If you find yourself in a negative equity situation, you have several options:

  1. Stick with Your Current Deal: If you can afford the monthly payments and don’t want to change your car, you can continue with your current agreement. Negative equity often balances out over time.
  2. Voluntary Termination: If you’ve paid at least half of your total finance package, you may be able to return the vehicle. Check with your finance company for any associated fees or conditions.
  3. Pay Off the Negative Equity: Clearing the balance on your finance agreement eliminates negative equity, giving you a fresh start for your next car finance deal.

How to Avoid Negative Equity

While it’s not always avoidable, there are steps you can take to reduce the risk of negative equity:

  1. Choose hire purchase car finance for quicker equity buildup.
  2. Research car depreciation rates before purchasing.
  3. Make a substantial down payment to start with more equity.
  4. Evaluate the value of add-ons before including them in your deal.
  5. Match your borrowing amount and term with the car’s depreciation rate.
  6. Maintain your vehicle in good condition.
  7. Stay within your agreed annual mileage limit.

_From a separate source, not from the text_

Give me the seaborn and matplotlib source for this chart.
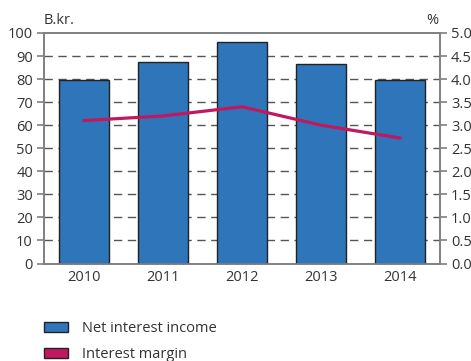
import matplotlib
matplotlib.use("Agg")
import matplotlib.pyplot as plt
from matplotlib.patches import Patch
import seaborn as sns
import pandas as pd

years = ["2010", "2011", "2012", "2013", "2014"]
net_interest_income = [79.4, 87.4, 95.9, 86.7, 79.6]   # B.kr.
interest_margin = [3.10, 3.20, 3.40, 3.00, 2.72]        # %

bar_color = "#2E75B9"
line_color = "#C2185F"
text_color = "#333333"
spine_color = "#808080"

sns.set_theme(style="white")
plt.rcParams["font.family"] = ["Open Sans", "DejaVu Sans"]

df = pd.DataFrame({"year": years, "nii": net_interest_income, "margin": interest_margin})

fig = plt.figure(figsize=(4.71, 3.61), dpi=100)
ax = fig.add_axes([44 / 471, 1 - 263.5 / 361, 396 / 471, 230.5 / 361])

sns.barplot(data=df, x="year", y="nii", ax=ax, color=bar_color, width=0.63,
            edgecolor="#222222", linewidth=1.0, saturation=1, zorder=3)
ax.set_xlim(-0.5, 4.5)
ax.set_ylim(0, 100)
ax.set_yticks(range(0, 101, 10))
ax.set_xlabel("")
ax.set_ylabel("")

# dashed horizontal guides behind the bars
for v in range(10, 100, 10):
    ax.axhline(v, color="#555555", lw=1.0, ls=(0, (6, 4)), zorder=1)

ax2 = ax.twinx()
sns.lineplot(data=df, x="year", y="margin", ax=ax2, color=line_color, lw=2.3,
             sort=False, zorder=4)
ax2.set_ylim(0, 5)
ax2.set_yticks([i * 0.5 for i in range(11)])
ax2.set_yticklabels([f"{i * 0.5:.1f}" for i in range(11)])
ax2.set_ylabel("")
ax2.set_xlim(-0.5, 4.5)

for a in (ax, ax2):
    for s in a.spines.values():
        s.set_color(spine_color)
        s.set_linewidth(1.2)

# year labels centred, tick marks on category boundaries
ax.set_xticks(range(5))
ax.set_xticklabels(years)
ax.set_xticks([i - 0.5 for i in range(6)], minor=True)
ax.tick_params(axis="x", which="major", length=0, pad=5, labelsize=10.5, labelcolor=text_color)
ax.tick_params(axis="x", which="minor", length=5, width=1.2, color=spine_color, direction="out")
ax.tick_params(axis="y", length=5, width=1.2, color=spine_color, direction="out",
               labelsize=10.5, labelcolor=text_color, pad=3, left=True)
ax2.tick_params(axis="y", length=5, width=1.2, color=spine_color, direction="out",
                labelsize=10.5, labelcolor=text_color, pad=3, right=True)

fig.text(44 / 471, 1 - 20 / 361, "B.kr.", fontsize=10.5, color=text_color, ha="left", va="center")
fig.text(432 / 471, 1 - 20 / 361, "%", fontsize=10.5, color=text_color, ha="center", va="center")

handles = [Patch(facecolor=bar_color, edgecolor="#222222", lw=1.0, label="Net interest income"),
           Patch(facecolor=line_color, edgecolor="#222222", lw=1.0, label="Interest margin")]
fig.legend(handles=handles, loc="upper left", bbox_to_anchor=(34 / 471, 1 - 311 / 361),
           frameon=False, fontsize=10.5, labelcolor=text_color, handlelength=1.6,
           handleheight=0.7, handletextpad=1.0, labelspacing=0.75, borderpad=0.2)

fig.savefig("out.png", dpi=100)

If you’re already dealing with car negative equity, our team at Marsh Finance can help you explore negative equity car finance options tailored to your situation. We offer hire purchase (HP) and personal contract purchase (PCP) plans. We’ll guide you through the process, ensuring you understand your monthly payments and helping you find a suitable deal. Explore our car finance options today.

Negative equity in car finance is a common challenge. Still, it can be managed with the right approach and financial guidance. Whether you’re looking to address negative equity or avoid it altogether, understanding the factors at play and your available options is key to making informed decisions about your car finance.